Het betekend ook dat waar wij dat kunnen het goed is als we ons zoveel mogelijk aanpassen aan de cultuur en leefwereld van hen die we proberen te bereiken. Dat is in taalgebruik, kleding en gebruiken zonder daarbij tegen ons geloof en geweten in te gaan en onze identiteit als kinderen van God schade toe te brengen:

1 Korintiërs 9:19-23

19Vrij als ik ben ten opzichte van iedereen, ben ik de slaaf van iedereen geworden om zo veel mogelijk mensen te winnen. 20Voor de Joden ben ik als een Jood geworden om hen te winnen. Ikzelf sta niet onder de Joodse wet, maar toch heb ik me eraan onderworpen om hen die er wel onder staan te winnen. 21En voor hen die niet onder de Joodse wet staan, ben ik als iemand geworden die de wet niet heeft, om hen te winnen. Dit betekent niet dat ik de wet van God heb losgelaten, maar dat ik mij heb onderworpen aan de wet van Christus. 22Voor de zwakken ben ik zwak geworden om hen te winnen. Ik ben voor iedereen wel íets geworden, om in elke situatie althans enkelen te redden. 23Ik doe alles voor het evangelie om ook zelf aan de beloften ervan deel te krijgen.

We zijn vrij en niet verplicht om anders te zijn dan we zijn. Echter vrijwillig en vanuit liefde kunnen we er voor kiezen om sommige vrijheden op te geven om anderen tegemoet te komen om hen zo te bereiken met het evangelie. We doen dit niet omdat wij de wetten en verwachtingen die zij op ons proberen te leggen erkennen als bindend voor ons maar we doen het puur vrijwillig vanuit de wet van Christus, vanuit naasteliefde, om hen te winnen voor Christus.

Praktisch kan dit betekenen dat we als Christen-vrouw in een moslim omgeving ons in een jurk en met een sluier of hoofddoek kleden.
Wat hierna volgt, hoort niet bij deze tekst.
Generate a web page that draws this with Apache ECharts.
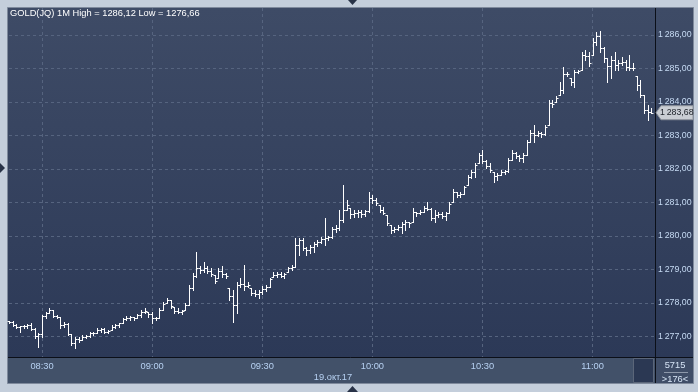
<!DOCTYPE html>
<html><head><meta charset="utf-8">
<script src="https://cdn.jsdelivr.net/npm/echarts@6/dist/echarts.min.js"></script>
<style>html,body{margin:0;padding:0;background:#c4cedb;}#c{width:698px;height:392px;}</style>
</head><body><div id="c"></div>
<script>
// ---- data ----
const startLabel = '08:21';
const barCount = 176;
const openVals = [1277.45,1277.43,1277.34,1277.28,1277.31,1277.31,1277.34,1277.22,1277.02,1277.08,
1277.61,1277.70,1277.79,1277.61,1277.58,1277.34,1277.37,1277.08,1276.81,1276.93,
1276.90,1276.99,1277.02,1277.10,1277.10,1277.19,1277.22,1277.13,1277.19,1277.28,
1277.34,1277.40,1277.52,1277.55,1277.58,1277.55,1277.64,1277.73,1277.73,1277.67,
1277.55,1277.55,1277.79,1278.00,1278.09,1277.88,1277.76,1277.73,1277.79,1277.94,
1278.45,1278.81,1279.05,1278.99,1279.05,1278.96,1278.84,1278.75,1278.96,1278.87,
1278.45,1278.21,1277.94,1278.54,1278.57,1278.51,1278.45,1278.30,1278.27,1278.33,
1278.42,1278.48,1278.78,1278.84,1278.87,1278.81,1278.93,1279.05,1279.07,1279.73,
1279.88,1279.64,1279.58,1279.67,1279.76,1279.82,1279.91,1279.94,1279.97,1280.21,
1280.24,1280.48,1280.78,1280.84,1280.66,1280.69,1280.72,1280.66,1280.75,1281.13,
1281.07,1280.93,1280.78,1280.63,1280.33,1280.18,1280.21,1280.27,1280.36,1280.42,
1280.42,1280.72,1280.69,1280.72,1280.84,1280.81,1280.54,1280.63,1280.66,1280.60,
1280.69,1281.02,1281.31,1281.22,1281.25,1281.52,1281.76,1281.91,1282.18,1282.42,
1282.24,1282.09,1281.91,1281.79,1281.82,1281.91,1281.94,1282.27,1282.48,1282.39,
1282.33,1282.42,1282.81,1283.08,1283.02,1283.08,1283.05,1283.31,1283.97,1284.00,
1284.21,1284.36,1284.84,1284.72,1284.60,1284.90,1284.96,1285.40,1285.37,1285.40,
1285.79,1285.97,1285.61,1285.31,1285.07,1285.25,1285.10,1285.16,1285.19,1285.05,
1285.02,1284.78,1284.51,1284.21,1283.76,1283.70];
const highVals = [1277.46,1277.46,1277.37,1277.31,1277.34,1277.37,1277.40,1277.25,1277.10,1277.64,
1277.73,1277.85,1277.79,1277.64,1277.58,1277.43,1277.40,1277.08,1276.99,1276.99,
1277.05,1277.05,1277.13,1277.13,1277.25,1277.25,1277.25,1277.19,1277.34,1277.37,
1277.40,1277.55,1277.61,1277.61,1277.58,1277.67,1277.79,1277.85,1277.73,1277.73,
1277.58,1277.85,1278.03,1278.15,1278.09,1277.88,1277.85,1277.79,1278.00,1278.54,
1278.90,1279.52,1279.10,1279.22,1279.10,1279.05,1278.84,1279.05,1279.10,1278.90,
1278.45,1278.39,1278.63,1278.75,1279.13,1278.63,1278.45,1278.39,1278.39,1278.51,
1278.54,1278.75,1278.93,1278.93,1278.93,1278.90,1279.07,1279.13,1279.94,1279.94,
1279.94,1279.67,1279.73,1279.82,1279.88,1279.97,1280.54,1280.00,1280.27,1280.33,
1280.78,1281.52,1281.07,1280.84,1280.78,1280.78,1280.78,1280.78,1281.31,1281.22,
1281.13,1280.93,1280.87,1280.63,1280.33,1280.27,1280.33,1280.42,1280.48,1280.42,
1280.84,1280.72,1280.78,1280.90,1281.02,1280.84,1280.78,1280.72,1280.72,1280.72,
1281.02,1281.40,1281.31,1281.31,1281.49,1281.82,1281.97,1282.18,1282.48,1282.57,
1282.27,1282.18,1281.91,1281.88,1281.97,1281.97,1282.33,1282.57,1282.51,1282.42,
1282.48,1282.87,1283.16,1283.31,1283.13,1283.10,1283.31,1284.06,1284.06,1284.18,
1284.60,1285.05,1284.90,1284.72,1284.96,1284.96,1285.49,1285.55,1285.49,1285.91,
1286.09,1286.12,1285.64,1285.31,1285.37,1285.49,1285.25,1285.34,1285.25,1285.40,
1285.16,1284.78,1284.66,1284.21,1283.91,1283.82];
const lowVals = [1277.40,1277.31,1277.25,1277.13,1277.25,1277.25,1277.19,1276.96,1276.69,1276.99,
1277.55,1277.70,1277.58,1277.55,1277.25,1277.28,1277.05,1276.75,1276.66,1276.84,
1276.90,1276.96,1276.99,1277.05,1277.10,1277.13,1277.10,1277.10,1277.19,1277.25,
1277.28,1277.40,1277.49,1277.49,1277.49,1277.55,1277.58,1277.70,1277.58,1277.40,
1277.49,1277.55,1277.79,1278.00,1277.85,1277.70,1277.70,1277.67,1277.79,1277.94,
1278.39,1278.78,1278.90,1278.93,1278.90,1278.81,1278.60,1278.75,1278.78,1278.75,
1278.09,1277.43,1277.70,1278.48,1278.39,1278.48,1278.24,1278.21,1278.15,1278.27,
1278.36,1278.48,1278.78,1278.78,1278.78,1278.75,1278.93,1278.99,1279.07,1279.43,
1279.58,1279.43,1279.49,1279.52,1279.70,1279.79,1279.73,1279.88,1279.94,1280.12,
1280.18,1280.42,1280.78,1280.54,1280.57,1280.57,1280.57,1280.60,1280.72,1280.99,
1280.93,1280.72,1280.66,1280.33,1280.09,1280.12,1280.18,1280.09,1280.18,1280.27,
1280.42,1280.60,1280.66,1280.72,1280.78,1280.48,1280.42,1280.57,1280.54,1280.48,
1280.69,1281.02,1281.16,1281.16,1281.25,1281.52,1281.73,1281.76,1282.18,1282.18,
1282.03,1281.91,1281.61,1281.67,1281.82,1281.85,1281.91,1282.27,1282.33,1282.24,
1282.21,1282.42,1282.81,1282.81,1282.99,1282.96,1283.02,1283.31,1283.85,1284.00,
1284.21,1284.27,1284.78,1284.51,1284.45,1284.87,1284.96,1285.25,1285.07,1285.40,
1285.70,1285.49,1285.19,1284.60,1284.72,1284.96,1284.96,1285.10,1284.96,1284.96,
1284.96,1284.36,1284.15,1283.67,1283.46,1283.67];
const closeVals = [1277.43,1277.34,1277.28,1277.31,1277.31,1277.34,1277.22,1277.02,1277.08,1277.61,
1277.70,1277.79,1277.61,1277.58,1277.34,1277.37,1277.08,1276.81,1276.93,1276.90,
1276.99,1277.02,1277.10,1277.10,1277.19,1277.22,1277.13,1277.16,1277.28,1277.34,
1277.40,1277.52,1277.55,1277.58,1277.55,1277.64,1277.73,1277.76,1277.67,1277.55,
1277.55,1277.79,1277.97,1278.09,1277.91,1277.76,1277.73,1277.76,1277.94,1278.45,
1278.81,1279.05,1278.99,1279.05,1278.96,1278.87,1278.66,1278.96,1278.87,1278.81,
1278.21,1277.94,1278.54,1278.57,1278.51,1278.54,1278.30,1278.27,1278.33,1278.42,
1278.48,1278.72,1278.84,1278.87,1278.81,1278.87,1279.05,1279.07,1279.73,1279.88,
1279.64,1279.58,1279.67,1279.76,1279.82,1279.91,1279.94,1279.97,1280.21,1280.24,
1280.48,1280.78,1280.93,1280.66,1280.69,1280.72,1280.66,1280.75,1281.13,1281.07,
1280.99,1280.78,1280.69,1280.39,1280.18,1280.21,1280.27,1280.36,1280.42,1280.39,
1280.72,1280.69,1280.72,1280.84,1280.81,1280.54,1280.63,1280.66,1280.60,1280.69,
1280.96,1281.31,1281.22,1281.25,1281.46,1281.76,1281.91,1282.12,1282.42,1282.24,
1282.09,1281.97,1281.79,1281.82,1281.91,1281.94,1282.27,1282.48,1282.39,1282.33,
1282.42,1282.81,1283.08,1283.02,1283.08,1283.05,1283.25,1283.97,1283.94,1284.12,
1284.36,1284.84,1284.84,1284.60,1284.90,1284.93,1285.40,1285.37,1285.16,1285.79,
1285.97,1285.61,1285.31,1285.07,1285.25,1285.10,1285.16,1285.19,1285.05,1285.02,
1285.02,1284.51,1284.21,1283.76,1283.70,1283.68];
const titleText = 'GOLD(JQ) 1M High = 1286,12 Low = 1276,66';
const dateText = '19.окт.17';
const volumeText = '5715';
const countText = '>176<';
const yMin = 1276.389, yMax = 1286.806;

// categories: one per minute, 08:21 .. 11:17
const categories = [];
{
  let [h, m] = startLabel.split(':').map(Number);
  for (let k = 0; k <= barCount; k++) {
    categories.push(String(h).padStart(2,'0') + ':' + String(m).padStart(2,'0'));
    m++; if (m === 60) { m = 0; h++; }
  }
}
const ohlc = openVals.map((o, i) => [i, o, closeVals[i], lowVals[i], highVals[i]]);

function fmtPrice(v) {
  const s = v.toFixed(2).replace('.', ',');
  return s.slice(0, s.length - 6) + '\u2009' + s.slice(s.length - 6);
}
const FONT = 'Liberation Sans, Arial, sans-serif';
const isMajor = (idx, val) => /:(00|30)$/.test(val);

const chart = echarts.init(document.getElementById('c'), null, {renderer: 'canvas'});
const plotGrad = new echarts.graphic.LinearGradient(0, 0, 0, 1, [
  {offset: 0, color: '#3e4b66'}, {offset: 1, color: '#2c3957'}]);

chart.setOption({
  animation: false,
  backgroundColor: '#c4cedb',
  grid: {left: 9, width: 646, top: 8, bottom: 35, containLabel: false},
  xAxis: {
    type: 'category', data: categories, boundaryGap: false,
    axisLine: {show: false}, axisTick: {show: false},
    axisLabel: {interval: isMajor, color: '#b7d1f2', fontSize: 9.3, fontFamily: FONT, margin: 5},
    splitLine: {show: true, interval: isMajor, lineStyle: {color: '#56647f', type: [3, 3], width: 1}}
  },
  yAxis: {
    type: 'value', position: 'right', min: yMin, max: yMax, scale: true,
    splitNumber: 10, minInterval: 1, maxInterval: 1,
    axisLine: {show: false}, axisTick: {show: false},
    axisLabel: {color: '#c6daf3', fontSize: 8.8, fontFamily: FONT, margin: 3, align: 'left',
      showMinLabel: false, showMaxLabel: false, formatter: fmtPrice},
    splitLine: {show: true, showMinLine: false, showMaxLine: false,
      lineStyle: {color: '#56647f', type: [3, 3], width: 1}}
  },
  series: [{
    type: 'custom',
    data: ohlc,
    encode: {x: 0, y: [1, 2, 3, 4]},
    clip: false,
    renderItem: function (params, api) {
      const i = api.value(0);
      const pO = api.coord([i, api.value(1)]);
      const pC = api.coord([i, api.value(2)]);
      const pL = api.coord([i, api.value(3)]);
      const pH = api.coord([i, api.value(4)]);
      const x = Math.round(pO[0]) + 0.5;
      const yH = Math.round(pH[1]), yL = Math.round(pL[1]);
      const yO = Math.round(pO[1]) + 0.5, yC = Math.round(pC[1]) + 0.5;
      const st = {stroke: '#ffffff', lineWidth: 1};
      return {type: 'group', children: [
        {type: 'line', shape: {x1: x, y1: yH, x2: x, y2: Math.max(yL + 1, yH + 1)}, style: st},
        {type: 'line', shape: {x1: x - 2, y1: yO, x2: x, y2: yO}, style: st},
        {type: 'line', shape: {x1: x, y1: yC, x2: x + 2, y2: yC}, style: st}
      ]};
    },
    z: 5
  }],
  graphic: [
    {type: 'rect', z: -10, silent: true, shape: {x: 7.5, y: 7.5, width: 686, height: 376}, style: {fill: '#3a4762', stroke: '#7f8a9c', lineWidth: 1}},
    {type: 'rect', z: -9, silent: true, shape: {x: 8, y: 8, width: 647, height: 349}, style: {fill: plotGrad}},
    {type: 'rect', z: -9, silent: true, shape: {x: 656, y: 8, width: 37, height: 349}, style: {fill: plotGrad}},
    {type: 'rect', z: -9, silent: true, shape: {x: 8, y: 358, width: 647, height: 25}, style: {fill: '#425169'}},
    {type: 'rect', z: -9, silent: true, shape: {x: 656, y: 358, width: 37, height: 25}, style: {fill: '#3f4d67'}},
    {type: 'rect', z: -8, silent: true, shape: {x: 633.5, y: 358.5, width: 20, height: 24}, style: {fill: '#2b3853', stroke: '#5b6679', lineWidth: 1}},
    {type: 'line', z: 20, silent: true, shape: {x1: 8, y1: 357.5, x2: 693, y2: 357.5}, style: {stroke: '#0b0f18', lineWidth: 1}},
    {type: 'line', z: 20, silent: true, shape: {x1: 655.5, y1: 8, x2: 655.5, y2: 383}, style: {stroke: '#0b0f18', lineWidth: 1}},
    {type: 'line', z: 20, silent: true, shape: {x1: 664, y1: 372.5, x2: 688, y2: 372.5}, style: {stroke: '#8d98aa', lineWidth: 1}},
    {type: 'text', z: 20, silent: true, style: {x: 10, y: 9, text: titleText, fill: '#ffffff', font: '9.3px ' + FONT, textVerticalAlign: 'top'}},
    {type: 'text', z: 20, silent: true, style: {x: 333, y: 377, text: dateText, fill: '#b7d1f2', font: '9.3px ' + FONT, textAlign: 'center', textVerticalAlign: 'middle'}},
    {type: 'text', z: 20, silent: true, style: {x: 675, y: 365, text: volumeText, fill: '#d6e4f5', font: '9.3px ' + FONT, textAlign: 'center', textVerticalAlign: 'middle'}},
    {type: 'text', z: 20, silent: true, style: {x: 675, y: 379, text: countText, fill: '#d6e4f5', font: '9.3px ' + FONT, textAlign: 'center', textVerticalAlign: 'middle'}},
    {type: 'polygon', z: 20, silent: true, shape: {points: [[348, 0], [357, 0], [352.5, 5]]}, style: {fill: '#283247'}},
    {type: 'polygon', z: 20, silent: true, shape: {points: [[0, 163], [0, 173], [5, 168]]}, style: {fill: '#283247'}},
    {type: 'polygon', z: 20, silent: true, shape: {points: [[347, 392], [358, 392], [352.5, 386]]}, style: {fill: '#283247'}}
  ]
});

// last-price marker placed through the value axis scale
const lastClose = closeVals[closeVals.length - 1];
const ly = chart.convertToPixel({gridIndex: 0}, [0, lastClose])[1];
const opt = chart.getOption();
const g = opt.graphic[0].elements.slice();
g.push({type: 'polygon', z: 30, silent: true, shape: {points: [[656, ly], [661, ly - 7], [693, ly - 7], [693, ly + 7], [661, ly + 7]]}, style: {fill: '#c9cdd3', stroke: '#8d939c', lineWidth: 1}});
g.push({type: 'text', z: 31, silent: true, style: {x: 660, y: ly, text: fmtPrice(lastClose), fill: '#1b1f27', font: '8.8px ' + FONT, textVerticalAlign: 'middle'}});
chart.setOption({graphic: g});
</script></body></html>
Het kan betekenen dat we in contact met hindoes geen rundvlees in hun nabijheid eten, in contact met moslims of joden geen varkensvlees en in contact met alcoholisten geen alcohol gebruiken. Als we echter weer thuis in eigen omgeving zijn kunnen we gewoon onszelf zijn en van de vrijheid die de wet van Christus ons geeft genieten. Het betekend ook dat we ons in taalgebruik aanpassen en moeite doen om termen, benamingen, gewoontes en tradities te vermijden die door mensen van een andere cultuur als kwetsend worden ervaren. We moeten zover het van ons afhangt hen geen enkel obstakel in de weg leggen waardoor zij niet meer naar onze boodschap willen luisteren maar er juist van worden afgeleid.

Tenslotte laten we in alles Christus gelijkvormig zijn en bovenal de liefde na streven (1 Cor 13, 14:1) en tonen en woorden en daden. Tenslotte is de religie die God goedkeurt is dat we niet wereldgelijkvormig zijn maar haar hebzucht, pronkzucht en zelfzucht maar omzien naar mensen in nood (Jakobus 1:26-27). Hierbij hebben we de hulp nodig van zijn Geest die ons maakt tot goede getuigen (hand 1:8) vol van goede karakter eigenschappen die Christus in ons zichtbaar maken voor de wereld om ons heen (Gal. 5:22-23).